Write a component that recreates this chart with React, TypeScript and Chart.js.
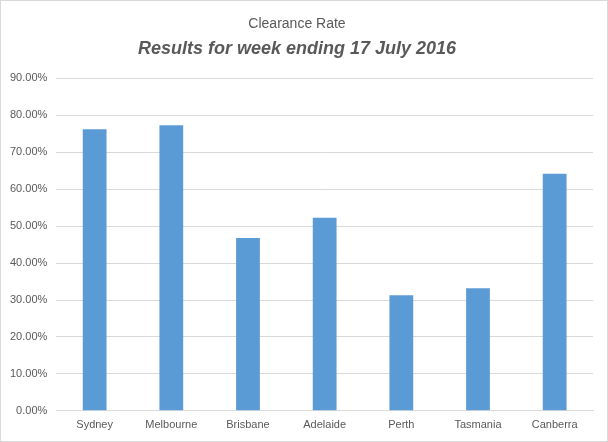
import React, { useEffect, useRef } from "react";
import { Chart, registerables } from "chart.js";

Chart.register(...registerables);

const categories = ["Sydney", "Melbourne", "Brisbane", "Adelaide", "Perth", "Tasmania", "Canberra"];
const clearanceRates = [0.762, 0.773, 0.468, 0.523, 0.313, 0.332, 0.642];
const chartTitle = "Clearance Rate";
const chartSubtitle = "Results for week ending 17 July 2016";

const FONT = "'Liberation Sans', 'DejaVu Sans', sans-serif";

export default function App() {
  const ref = useRef<HTMLCanvasElement | null>(null);
  useEffect(() => {
    document.body.style.margin = "0";
    const ctx = ref.current!;
    const chart = new Chart(ctx, {
      type: "bar",
      data: {
        labels: categories,
        datasets: [
          {
            data: clearanceRates,
            backgroundColor: "#5b9bd5",
            categoryPercentage: 1,
            barPercentage: 0.31,
          },
        ],
      },
      options: {
        animation: false,
        responsive: false,
        maintainAspectRatio: false,
        layout: { padding: { left: 0, right: 14, top: 0, bottom: 1 } },
        plugins: {
          legend: { display: false },
          tooltip: { enabled: false },
          title: {
            display: true,
            text: chartTitle,
            color: "#595959",
            font: { family: FONT, size: 14, weight: "normal" },
            padding: { top: 15, bottom: 0 },
          },
          subtitle: {
            display: true,
            text: chartSubtitle,
            color: "#595959",
            font: { family: FONT, size: 18, weight: "bold", style: "italic" },
            padding: { top: 5, bottom: 19 },
          },
        },
        scales: {
          x: {
            grid: { display: false, drawTicks: false },
            border: { display: true, color: "#d9d9d9" },
            ticks: {
              color: "#595959",
              font: { family: FONT, size: 11 },
              padding: 8,
              maxRotation: 0,
            },
          },
          y: {
            min: 0,
            max: 0.9,
            grid: { color: "#d9d9d9", drawTicks: false },
            border: { display: false },
            ticks: {
              stepSize: 0.1,
              color: "#595959",
              font: { family: FONT, size: 11 },
              padding: 9,
              callback: (v: any) => (Number(v) * 100).toFixed(2) + "%",
            },
          },
        },
      },
    });
    return () => chart.destroy();
  }, []);
  return (
    <div
      style={{
        width: 608,
        height: 442,
        boxSizing: "border-box",
        border: "1px solid #d9d9d9",
        background: "#fff",
      }}
    >
      <canvas ref={ref} width={606} height={440} style={{ display: "block" }} />
    </div>
  );
}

Requirement =
Output the data above without changes, apart from leaving out the pictures.

Answer in full =
Write a component that recreates this chart with React, TypeScript and Chart.js.
import React, { useEffect, useRef } from "react";
import { Chart, registerables } from "chart.js";

Chart.register(...registerables);

const categories = ["Sydney", "Melbourne", "Brisbane", "Adelaide", "Perth", "Tasmania", "Canberra"];
const clearanceRates = [0.762, 0.773, 0.468, 0.523, 0.313, 0.332, 0.642];
const chartTitle = "Clearance Rate";
const chartSubtitle = "Results for week ending 17 July 2016";

const FONT = "'Liberation Sans', 'DejaVu Sans', sans-serif";

export default function App() {
  const ref = useRef<HTMLCanvasElement | null>(null);
  useEffect(() => {
    document.body.style.margin = "0";
    const ctx = ref.current!;
    const chart = new Chart(ctx, {
      type: "bar",
      data: {
        labels: categories,
        datasets: [
          {
            data: clearanceRates,
            backgroundColor: "#5b9bd5",
            categoryPercentage: 1,
            barPercentage: 0.31,
          },
        ],
      },
      options: {
        animation: false,
        responsive: false,
        maintainAspectRatio: false,
        layout: { padding: { left: 0, right: 14, top: 0, bottom: 1 } },
        plugins: {
          legend: { display: false },
          tooltip: { enabled: false },
          title: {
            display: true,
            text: chartTitle,
            color: "#595959",
            font: { family: FONT, size: 14, weight: "normal" },
            padding: { top: 15, bottom: 0 },
          },
          subtitle: {
            display: true,
            text: chartSubtitle,
            color: "#595959",
            font: { family: FONT, size: 18, weight: "bold", style: "italic" },
            padding: { top: 5, bottom: 19 },
          },
        },
        scales: {
          x: {
            grid: { display: false, drawTicks: false },
            border: { display: true, color: "#d9d9d9" },
            ticks: {
              color: "#595959",
              font: { family: FONT, size: 11 },
              padding: 8,
              maxRotation: 0,
            },
          },
          y: {
            min: 0,
            max: 0.9,
            grid: { color: "#d9d9d9", drawTicks: false },
            border: { display: false },
            ticks: {
              stepSize: 0.1,
              color: "#595959",
              font: { family: FONT, size: 11 },
              padding: 9,
              callback: (v: any) => (Number(v) * 100).toFixed(2) + "%",
            },
          },
        },
      },
    });
    return () => chart.destroy();
  }, []);
  return (
    <div
      style={{
        width: 608,
        height: 442,
        boxSizing: "border-box",
        border: "1px solid #d9d9d9",
        background: "#fff",
      }}
    >
      <canvas ref={ref} width={606} height={440} style={{ display: "block" }} />
    </div>
  );
}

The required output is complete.